In the aftermath of the battle, Confederate survivors took great trouble to identify those who had lost their lives. The men were buried near the battlefield under temporary wooden markers which gave their names, rank and unit. It wasn't long, though, before the writing started to fade and the hastily-dug graves began to fail. So the owners of Carnton, John and Carrie McGavock, set aside two acres of land near their family graveyard, and paid a local man $5 per body to exhume and re-bury nearly 1,500 soldiers.

The men were buried with their comrades, their burial places carefully recorded in what came be known as the
Book of the Dead. The soldiers buried here are from every state in the Confederacy (except Virginia).
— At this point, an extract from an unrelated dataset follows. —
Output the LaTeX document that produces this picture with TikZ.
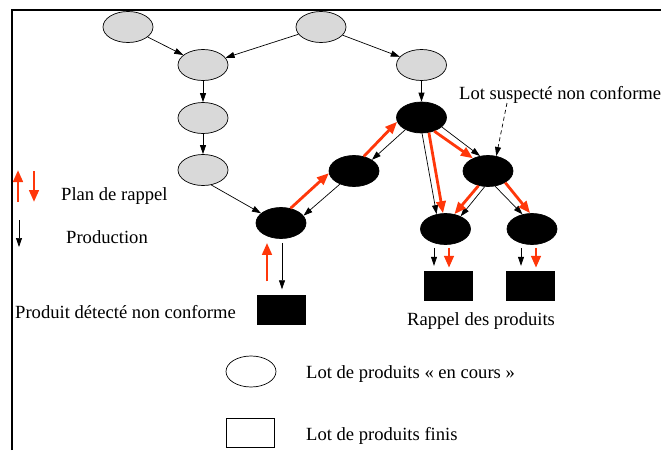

The McGavocks maintained the cemetery at their own expense until their respective deaths. A fictionalized history of Carrie Winder McGavock and the McGavock Confederate Cemetery was told by Robert Hicks in his bestselling book
The Widow of the South.

The plantation has been under the care of the Carnton Association since 1978. They have done an amazing job of restoring the property ... if you're ever in Middle Tennessee, Carnton should be high on your list of places to visit.
Our tour guide referred to Franklin as "the biggest battle no one has ever heard of", and I guess she was right!
Heather was the only one to correctly identify Carnton, so she has won herself some sock yarn. Congratulations, Heather!